> AIM OF THE TASK:
Restate each of the lines given below, word for word.

> EXTRACTED INFORMATION:

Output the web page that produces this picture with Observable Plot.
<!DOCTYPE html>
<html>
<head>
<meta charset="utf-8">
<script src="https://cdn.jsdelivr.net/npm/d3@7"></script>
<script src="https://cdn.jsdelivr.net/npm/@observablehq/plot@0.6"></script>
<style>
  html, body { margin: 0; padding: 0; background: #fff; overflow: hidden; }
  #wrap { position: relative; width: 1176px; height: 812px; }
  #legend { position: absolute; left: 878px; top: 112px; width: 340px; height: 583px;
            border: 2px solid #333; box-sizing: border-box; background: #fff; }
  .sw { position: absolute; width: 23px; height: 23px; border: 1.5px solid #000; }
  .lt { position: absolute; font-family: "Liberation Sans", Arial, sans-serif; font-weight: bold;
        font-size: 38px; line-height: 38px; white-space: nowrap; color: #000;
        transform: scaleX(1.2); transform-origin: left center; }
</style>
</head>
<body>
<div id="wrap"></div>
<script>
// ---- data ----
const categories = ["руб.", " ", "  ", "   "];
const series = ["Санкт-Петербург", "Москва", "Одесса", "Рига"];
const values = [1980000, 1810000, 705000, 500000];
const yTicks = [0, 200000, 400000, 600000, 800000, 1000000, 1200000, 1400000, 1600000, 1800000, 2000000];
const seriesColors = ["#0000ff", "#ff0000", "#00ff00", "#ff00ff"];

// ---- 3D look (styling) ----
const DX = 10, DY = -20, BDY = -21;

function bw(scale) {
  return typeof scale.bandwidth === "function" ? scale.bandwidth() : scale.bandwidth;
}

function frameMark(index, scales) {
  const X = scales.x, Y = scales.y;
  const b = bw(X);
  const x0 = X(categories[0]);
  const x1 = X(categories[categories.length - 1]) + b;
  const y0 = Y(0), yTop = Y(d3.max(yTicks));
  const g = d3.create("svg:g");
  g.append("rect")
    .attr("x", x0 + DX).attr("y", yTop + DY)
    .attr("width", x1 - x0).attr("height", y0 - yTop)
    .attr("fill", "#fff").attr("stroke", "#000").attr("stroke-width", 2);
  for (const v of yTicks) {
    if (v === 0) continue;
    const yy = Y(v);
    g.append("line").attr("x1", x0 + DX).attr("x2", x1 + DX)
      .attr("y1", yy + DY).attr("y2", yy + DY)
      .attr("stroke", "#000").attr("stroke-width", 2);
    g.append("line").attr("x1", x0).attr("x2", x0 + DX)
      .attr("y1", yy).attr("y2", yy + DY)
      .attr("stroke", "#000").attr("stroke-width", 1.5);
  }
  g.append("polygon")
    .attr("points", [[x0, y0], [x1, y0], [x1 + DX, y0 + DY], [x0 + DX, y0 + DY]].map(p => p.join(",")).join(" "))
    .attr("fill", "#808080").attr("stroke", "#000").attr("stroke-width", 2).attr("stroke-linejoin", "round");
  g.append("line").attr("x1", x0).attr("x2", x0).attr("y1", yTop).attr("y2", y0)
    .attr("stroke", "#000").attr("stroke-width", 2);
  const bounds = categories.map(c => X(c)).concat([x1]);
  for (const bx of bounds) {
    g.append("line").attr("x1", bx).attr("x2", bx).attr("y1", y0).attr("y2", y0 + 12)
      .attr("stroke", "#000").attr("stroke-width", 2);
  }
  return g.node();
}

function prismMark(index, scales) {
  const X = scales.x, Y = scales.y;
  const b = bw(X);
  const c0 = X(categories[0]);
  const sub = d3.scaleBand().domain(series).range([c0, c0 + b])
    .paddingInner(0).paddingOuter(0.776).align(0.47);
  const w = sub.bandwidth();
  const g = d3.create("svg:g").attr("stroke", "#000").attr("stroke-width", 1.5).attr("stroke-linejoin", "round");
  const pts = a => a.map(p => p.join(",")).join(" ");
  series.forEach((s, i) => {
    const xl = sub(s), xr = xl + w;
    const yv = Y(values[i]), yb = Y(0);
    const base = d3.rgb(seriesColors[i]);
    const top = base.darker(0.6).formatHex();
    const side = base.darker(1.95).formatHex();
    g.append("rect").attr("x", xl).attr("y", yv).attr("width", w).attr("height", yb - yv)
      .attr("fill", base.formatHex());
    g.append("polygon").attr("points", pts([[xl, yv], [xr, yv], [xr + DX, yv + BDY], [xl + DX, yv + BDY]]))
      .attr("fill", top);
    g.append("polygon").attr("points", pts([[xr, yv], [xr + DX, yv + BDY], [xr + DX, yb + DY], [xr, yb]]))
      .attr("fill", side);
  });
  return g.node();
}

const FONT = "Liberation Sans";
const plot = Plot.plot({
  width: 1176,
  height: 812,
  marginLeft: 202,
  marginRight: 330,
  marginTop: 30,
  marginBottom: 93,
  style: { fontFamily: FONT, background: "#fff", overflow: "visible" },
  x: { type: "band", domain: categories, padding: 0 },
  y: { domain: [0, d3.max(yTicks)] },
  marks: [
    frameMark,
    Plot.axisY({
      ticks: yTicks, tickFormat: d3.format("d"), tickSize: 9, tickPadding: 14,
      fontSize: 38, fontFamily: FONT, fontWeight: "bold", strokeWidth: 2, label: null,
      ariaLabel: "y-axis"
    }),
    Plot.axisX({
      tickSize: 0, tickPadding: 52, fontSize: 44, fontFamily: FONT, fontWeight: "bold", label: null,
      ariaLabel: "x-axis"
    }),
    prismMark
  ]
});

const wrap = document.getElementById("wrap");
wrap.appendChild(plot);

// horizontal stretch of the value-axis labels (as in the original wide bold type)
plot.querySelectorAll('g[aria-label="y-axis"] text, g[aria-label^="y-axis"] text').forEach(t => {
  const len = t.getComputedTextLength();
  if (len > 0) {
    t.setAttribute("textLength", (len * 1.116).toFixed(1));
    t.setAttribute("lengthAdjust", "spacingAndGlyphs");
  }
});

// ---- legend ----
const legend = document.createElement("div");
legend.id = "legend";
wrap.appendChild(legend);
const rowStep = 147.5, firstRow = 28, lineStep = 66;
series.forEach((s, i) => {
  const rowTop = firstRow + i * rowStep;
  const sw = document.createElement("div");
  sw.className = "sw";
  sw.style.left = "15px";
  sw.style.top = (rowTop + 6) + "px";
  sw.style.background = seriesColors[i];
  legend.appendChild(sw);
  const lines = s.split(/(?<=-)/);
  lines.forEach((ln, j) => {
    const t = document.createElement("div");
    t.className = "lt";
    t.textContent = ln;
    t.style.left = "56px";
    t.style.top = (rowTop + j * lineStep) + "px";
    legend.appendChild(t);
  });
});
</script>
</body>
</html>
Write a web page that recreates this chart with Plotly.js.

> OUTPUT OF THE TASK:
Output the web page that produces this picture with Observable Plot.
<!DOCTYPE html>
<html>
<head>
<meta charset="utf-8">
<script src="https://cdn.jsdelivr.net/npm/d3@7"></script>
<script src="https://cdn.jsdelivr.net/npm/@observablehq/plot@0.6"></script>
<style>
  html, body { margin: 0; padding: 0; background: #fff; overflow: hidden; }
  #wrap { position: relative; width: 1176px; height: 812px; }
  #legend { position: absolute; left: 878px; top: 112px; width: 340px; height: 583px;
            border: 2px solid #333; box-sizing: border-box; background: #fff; }
  .sw { position: absolute; width: 23px; height: 23px; border: 1.5px solid #000; }
  .lt { position: absolute; font-family: "Liberation Sans", Arial, sans-serif; font-weight: bold;
        font-size: 38px; line-height: 38px; white-space: nowrap; color: #000;
        transform: scaleX(1.2); transform-origin: left center; }
</style>
</head>
<body>
<div id="wrap"></div>
<script>
// ---- data ----
const categories = ["руб.", " ", "  ", "   "];
const series = ["Санкт-Петербург", "Москва", "Одесса", "Рига"];
const values = [1980000, 1810000, 705000, 500000];
const yTicks = [0, 200000, 400000, 600000, 800000, 1000000, 1200000, 1400000, 1600000, 1800000, 2000000];
const seriesColors = ["#0000ff", "#ff0000", "#00ff00", "#ff00ff"];

// ---- 3D look (styling) ----
const DX = 10, DY = -20, BDY = -21;

function bw(scale) {
  return typeof scale.bandwidth === "function" ? scale.bandwidth() : scale.bandwidth;
}

function frameMark(index, scales) {
  const X = scales.x, Y = scales.y;
  const b = bw(X);
  const x0 = X(categories[0]);
  const x1 = X(categories[categories.length - 1]) + b;
  const y0 = Y(0), yTop = Y(d3.max(yTicks));
  const g = d3.create("svg:g");
  g.append("rect")
    .attr("x", x0 + DX).attr("y", yTop + DY)
    .attr("width", x1 - x0).attr("height", y0 - yTop)
    .attr("fill", "#fff").attr("stroke", "#000").attr("stroke-width", 2);
  for (const v of yTicks) {
    if (v === 0) continue;
    const yy = Y(v);
    g.append("line").attr("x1", x0 + DX).attr("x2", x1 + DX)
      .attr("y1", yy + DY).attr("y2", yy + DY)
      .attr("stroke", "#000").attr("stroke-width", 2);
    g.append("line").attr("x1", x0).attr("x2", x0 + DX)
      .attr("y1", yy).attr("y2", yy + DY)
      .attr("stroke", "#000").attr("stroke-width", 1.5);
  }
  g.append("polygon")
    .attr("points", [[x0, y0], [x1, y0], [x1 + DX, y0 + DY], [x0 + DX, y0 + DY]].map(p => p.join(",")).join(" "))
    .attr("fill", "#808080").attr("stroke", "#000").attr("stroke-width", 2).attr("stroke-linejoin", "round");
  g.append("line").attr("x1", x0).attr("x2", x0).attr("y1", yTop).attr("y2", y0)
    .attr("stroke", "#000").attr("stroke-width", 2);
  const bounds = categories.map(c => X(c)).concat([x1]);
  for (const bx of bounds) {
    g.append("line").attr("x1", bx).attr("x2", bx).attr("y1", y0).attr("y2", y0 + 12)
      .attr("stroke", "#000").attr("stroke-width", 2);
  }
  return g.node();
}

function prismMark(index, scales) {
  const X = scales.x, Y = scales.y;
  const b = bw(X);
  const c0 = X(categories[0]);
  const sub = d3.scaleBand().domain(series).range([c0, c0 + b])
    .paddingInner(0).paddingOuter(0.776).align(0.47);
  const w = sub.bandwidth();
  const g = d3.create("svg:g").attr("stroke", "#000").attr("stroke-width", 1.5).attr("stroke-linejoin", "round");
  const pts = a => a.map(p => p.join(",")).join(" ");
  series.forEach((s, i) => {
    const xl = sub(s), xr = xl + w;
    const yv = Y(values[i]), yb = Y(0);
    const base = d3.rgb(seriesColors[i]);
    const top = base.darker(0.6).formatHex();
    const side = base.darker(1.95).formatHex();
    g.append("rect").attr("x", xl).attr("y", yv).attr("width", w).attr("height", yb - yv)
      .attr("fill", base.formatHex());
    g.append("polygon").attr("points", pts([[xl, yv], [xr, yv], [xr + DX, yv + BDY], [xl + DX, yv + BDY]]))
      .attr("fill", top);
    g.append("polygon").attr("points", pts([[xr, yv], [xr + DX, yv + BDY], [xr + DX, yb + DY], [xr, yb]]))
      .attr("fill", side);
  });
  return g.node();
}

const FONT = "Liberation Sans";
const plot = Plot.plot({
  width: 1176,
  height: 812,
  marginLeft: 202,
  marginRight: 330,
  marginTop: 30,
  marginBottom: 93,
  style: { fontFamily: FONT, background: "#fff", overflow: "visible" },
  x: { type: "band", domain: categories, padding: 0 },
  y: { domain: [0, d3.max(yTicks)] },
  marks: [
    frameMark,
    Plot.axisY({
      ticks: yTicks, tickFormat: d3.format("d"), tickSize: 9, tickPadding: 14,
      fontSize: 38, fontFamily: FONT, fontWeight: "bold", strokeWidth: 2, label: null,
      ariaLabel: "y-axis"
    }),
    Plot.axisX({
      tickSize: 0, tickPadding: 52, fontSize: 44, fontFamily: FONT, fontWeight: "bold", label: null,
      ariaLabel: "x-axis"
    }),
    prismMark
  ]
});

const wrap = document.getElementById("wrap");
wrap.appendChild(plot);

// horizontal stretch of the value-axis labels (as in the original wide bold type)
plot.querySelectorAll('g[aria-label="y-axis"] text, g[aria-label^="y-axis"] text').forEach(t => {
  const len = t.getComputedTextLength();
  if (len > 0) {
    t.setAttribute("textLength", (len * 1.116).toFixed(1));
    t.setAttribute("lengthAdjust", "spacingAndGlyphs");
  }
});

// ---- legend ----
const legend = document.createElement("div");
legend.id = "legend";
wrap.appendChild(legend);
const rowStep = 147.5, firstRow = 28, lineStep = 66;
series.forEach((s, i) => {
  const rowTop = firstRow + i * rowStep;
  const sw = document.createElement("div");
  sw.className = "sw";
  sw.style.left = "15px";
  sw.style.top = (rowTop + 6) + "px";
  sw.style.background = seriesColors[i];
  legend.appendChild(sw);
  const lines = s.split(/(?<=-)/);
  lines.forEach((ln, j) => {
    const t = document.createElement("div");
    t.className = "lt";
    t.textContent = ln;
    t.style.left = "56px";
    t.style.top = (rowTop + j * lineStep) + "px";
    legend.appendChild(t);
  });
});
</script>
</body>
</html>
Write a web page that recreates this chart with Plotly.js.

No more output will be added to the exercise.